Another metric to follow is the ratings of the apps on the app stores. Generally, our apps get more than 4 stars, which is very good for insurance apps.
And of course, we monitor pure insurance metrics such as the combined ratio. Recently, a client told me that its combined ratio is below 50%. That’s impressive! Of course, there are other factors than technology contributing to such a performance. However, it’s no coincidence that all well-executed connected insurance products have a very satisfactory combined ratio!
Florian: What you say relates to a famous insurance joke: "80% of drivers think they drive better than average." Beyond the joke, it illustrates a barrier that is often mentioned when thinking about telematics or connected insurance. It's the gap between, on one hand, the perception of the customer who believes he drives better than he really does, and therefore expects a lower insurance premium, and on the other hand, there is what the data says, which is not always as good as expected. Is it a thing? Is there a real tension here between policyholders and their insurer? Maybe you have some best practices to share with us specifically to combat this perception bias?
These stakes are really ingrained in the product we develop. What we do is provide a data collection technology to insurers. What really matters at the end of the day is how the data is being shared. My mantra is: data must bring transparency.
We encourage all our clients to share data with their customers and to build programs that are fully transparent. These conditions are required to engage policyholders in the program and improve their driving behavior.
To get back to the joke, I can give an example of a car manufacturer who conducted a survey on the users of its brand app. It found that there was an inverse correlation: the more drivers think their driving is good, the lower their score! It was the opposite of what it should have been. It’s interesting, isn’t it?

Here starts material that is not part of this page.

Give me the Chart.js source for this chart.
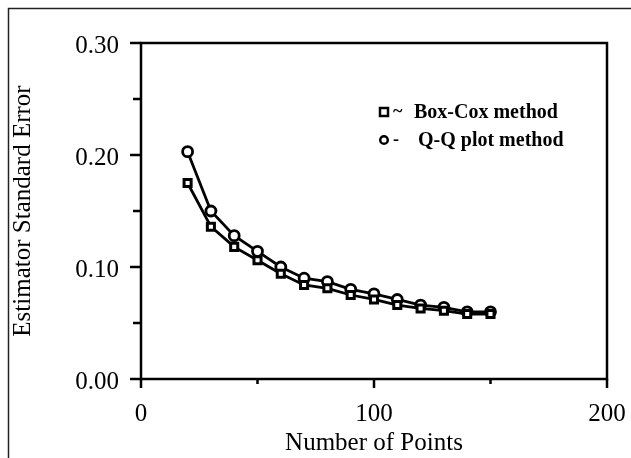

Often when launching a prevention program, it’s expected that only good drivers will enroll in the program. Yet, driving challenges are specifically designed for improving the driving behavior of the not-so-good drivers. At the end of the day, as an insurer, you want bad drivers to become better drivers in order to reduce the crash rate of your portfolio and lower your costs.
Regarding the program we launched with LB Forsikring in Denmark, we found that bad drivers, or at least drivers that had already paid a deductible, were more engaged in the program than other drivers. It’s these drivers who have already paid a deductible who are more interested in paying less the next time they have to do it.
For every project we have launched, we have learned something new. What's interesting, I think, is the transparency, the information sharing. In telematics, our job is to measure. Because you can't improve what you don't measure! So, the first step is to measure. And then, it's about finding the right incentives and the right tools to motivate and engage drivers in order to eventually reduce their road risk.
Florian: Thank you very much, Philippe, for another great conversation. It's great to be able to understand concretely the impact of telematics on road safety and what connected insurance products bring to car insurers.